Selten habe ich es so bedauert, dass man sich nicht einfach freuen konnte. Freuen über Aussagen wie «In der Liebe liegt die Macht zu helfen und zu heilen, wenn nichts anderes mehr hilft. In der Liebe liegt die Macht aufzustehen und sich zu befreien, wenn nichts anderes es schafft. In der Liebe liegt die Macht, die uns zeigt, wie wir leben können. Das ist das Siegel auf dem Herzen, das Siegel auf dem Arm.» Diese Worte sind Evangelium pur und hätten die Begleitworte für Pfarrer Ernst Sieber auf dem Weg in die neue Welt sein können.

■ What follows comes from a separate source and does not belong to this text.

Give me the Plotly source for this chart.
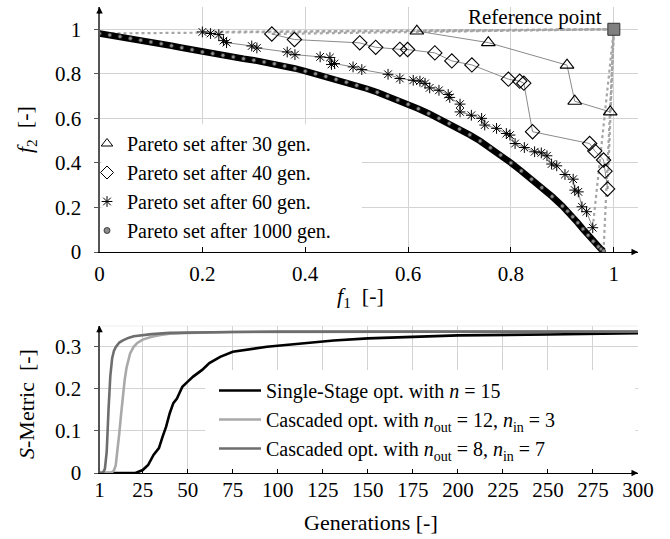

Liebe und Leidenschaft verändern die Gesellschaft
Wie Bischof Curry war auch «dä Pfarrer» ein leidenschaftlicher Mensch. Auch ihn konnte man kritisieren. Ich habe ihn mehrmals interviewt, und ich war jeweils froh, wenn ich wenigstens die Richtung des Gesprächs so leiten konnte, wie ich es mir gedacht hatte. Pfarrer Sieber liess sich von keinem Journalisten in irgendeine Ecke treiben. Er kommunizierte ganz nach dem Prinzip: «Ich sage, was ich sagen möchte, ich sage es und sage, was ich gesagt habe.» Er war für uns Journalisten immer ein «harter Brocken». Doch einmal, bei Filmaufnahmen, erlebte ich ihn auf der Gasse und bei einem Sterbenden. Da war er, dieser andere Pfarrer: ruhig, empathisch, interessiert, kein Wort zu wenig, keines zu viel. War das derselbe, den ich sonst auf der Bühne erlebt habe? Wenn Pfarrer Sieber mit seinen Randständigen zusammen war, kam diese Liebe zum Tragen. Dann wurde dieses «All you need is love» tatsächlich zur Hoffnung für Menschen, die aus dem Drogensumpf nur noch in die Hölle sahen. «Dä Pfarrer» führte die Augen dieser Menschen hin zu Jesus. Zu dem, der ihnen mit vollkommener Liebe begegnen wollte. An der Abdankungsfeier im Grossmünster waren diese Randständigen mitten im Publikum. Sie scheuten sich auch nicht vor Zwischenrufen. Manch einer der anwesenden Anzugsträger schaute dann doch etwas irritiert zu diesen Menschen hin.
Die Liebe für den Nächsten kennt keine Zensur
Bischof Curry und Pfarrer Sieber – beide hinterlassen eine klare Liebesbotschaft. Liebe muss gesellschaftsrelevant sein. Liebe darf nicht am Kreuz enden. So wie auch für Jesus das Kreuz nicht das Ende war. Das Kreuz war der Anfang und für viele Menschen unverständlich. Die Liebe muss spürbare Auswirkungen für Menschen haben.
Nicht nur für Christen, die leider zu oft in ihrem wohltemperierten Biotop bleiben. Natürlich ist es gut, wenn Christen zusammen gemeinsam Zeit verbringen. Wenn aber 90 Prozent meines Lebens ausschliesslich in diesem Umfeld stattfindet, geht das Gespür für die ganze Gesellschaft verloren. Dann werden Möglichkeiten, wie Bischof Curry sie hatte, nur noch auf die theologische Richtigkeit hin zensuriert.